The National Memorial for Peace and Justice. Branly Cadet. Arise.

Today is Juneteenth. The federal holiday in the United States recognizes and commemorates the emancipation of enslaved African Americans. On this day in 1865, under general order No. 3 by the Union Army General Gordon Granger, it proclaimed freedom for enslaved people in Texas. Despite the years that have passed since its origin, it was not recognized as a federal holiday until June 2021, when President Joe Biden signed the Juneteenth National Independence Day Act into law.

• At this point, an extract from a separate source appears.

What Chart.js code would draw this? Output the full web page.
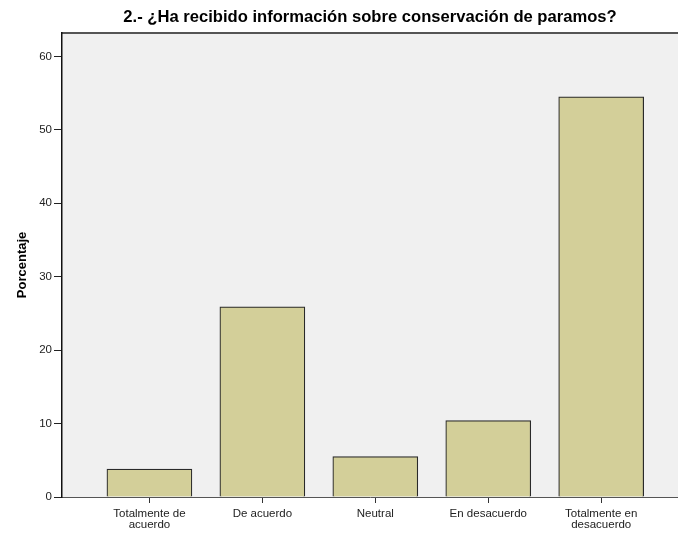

The United States has eradicated slavery and provided recognition of this proclamation. Yet, work remains to be done, as the Equal Justice Initiative points out. The Legacy Museum: From Enslavement to Mass Incarceration is an educational museum in Montgomery, Alabama, on the site of a former warehouse where Black people were forced to labor. The exhibition offers an informative journey through various visuals, including sculpture, videography, and interactive media. Focusing on the slave trade, racial terrorism, the Jim Crow South, and how enslavement has shifted to incarceration. Racial inequality’s connection has dramatically impacted our country’s legacy of racial injustice. The Equal Justice Initiative provides a data-rich experience through thought-provoking visuals and audio.

Photo: Equal Justice Initiative

I returned from Montgomery just days ago after visiting the museum for my second time. My first visit was in 2019, when the exhibition space was less expansive and housed in a smaller building. The purpose of my travel was to see the new building, which is four times larger than the original location. As I rounded the corner of the security checkpoint, I was greeted by a dramatic video of large angry waves covering the exhibition entrance. The close-captioned story told of the transatlantic slave trade and the millions of individuals who died at sea as they were stolen from their homeland.

I was naive entering the museum this second time, believing that this visit would be easier and less emotionally draining than the first time I witnessed the harrowing exhibit. I was wrong. As soon as I came upon those ominous waves, I felt a knot in my stomach, reminding me of what was to come. Several walkways are filled with facts, images, and video portrayals of enslaved and incarcerated individuals telling their stories. Visitors are faced with a startling reality rarely presented within museum walls. The deeper I got into the space, the more gutted I felt. A profound sadness set in with tears, disbelief, and heartache, accepting that our country continues to disenfranchise individuals of color.

Photo: Tamara White

The museum is divided into several sections, beginning with the slave trade of stolen humans. First-person narratives tell of families being separated and children being sold before being locked up and abused. A wing examines the racial terrorism of lynching, including facts about the lynching of children. Further into the museum, photographs of the Montgomery Bus Boycott participants are presented before another wing highlights the harsh reality of mass incarceration that continues to plague our country. There are audio recordings of innocent people telling their stories of being wrongly condemned and a wall of writings and drawings by children who have been prosecuted as adults.

Photo: Equal Justice Initiative.

The museum does not let the visitor off easily, yet what EJI has done with their 4,000 square foot space is miraculous – using art to educate, inform, and enlighten. Since opening in 2018, the museum and accompanying National Memorial for Peace and Justice also referred to as the lynching memorial, have welcomed hundreds of thousands of visitors.

The new building includes The Reflection Space, which honors hundreds of people who have worked throughout their lives to challenge racial injustice. The quiet room inspires its visitors to reflect on what each of us can do to make a difference. Past this area lies the newly added art gallery. It features works by several acclaimed artists such as Deborah Roberts, Titus Kaphar, Glenn Ligon, Faith Ringgold, and Dawn Williams Boyd, among others. It’s a light and airy atmosphere contrasting with the dark and profoundly challenging interior.

Both times I have departed the Legacy Museum, I’ve walked away feeling a profound stillness. A gut-wrenching acceptance that silence and inaction are not an option when we continue to see racial injustice in our country. Following the uprising that occurred after the murder of George Floyd, EJI Founder Bryan Stevenson stated, “for many Americans, the last year has generated a new desire to examine our history more carefully and to understand the consequences of enslavement, mob violence and Jim Crow laws on contemporary issues. We believe our museum and memorial can contribute enormously to that education.”

The National Memorial for Peace and Justice. Photo: Tamara White

So today, on Juneteenth, as we reflect on and honor the emancipation of those who were violently stripped of their freedom, let us also consider the impact those actions have had on further generations. Let us ask what we can do to right the wrongs of the past while finding compassion and empathy for those not treated with equality, respect, and grace. 

“The true measure of our character is how we treat the poor, the disfavored, the accused, the incarcerated, and the condemned.” -Bryan Stevenson.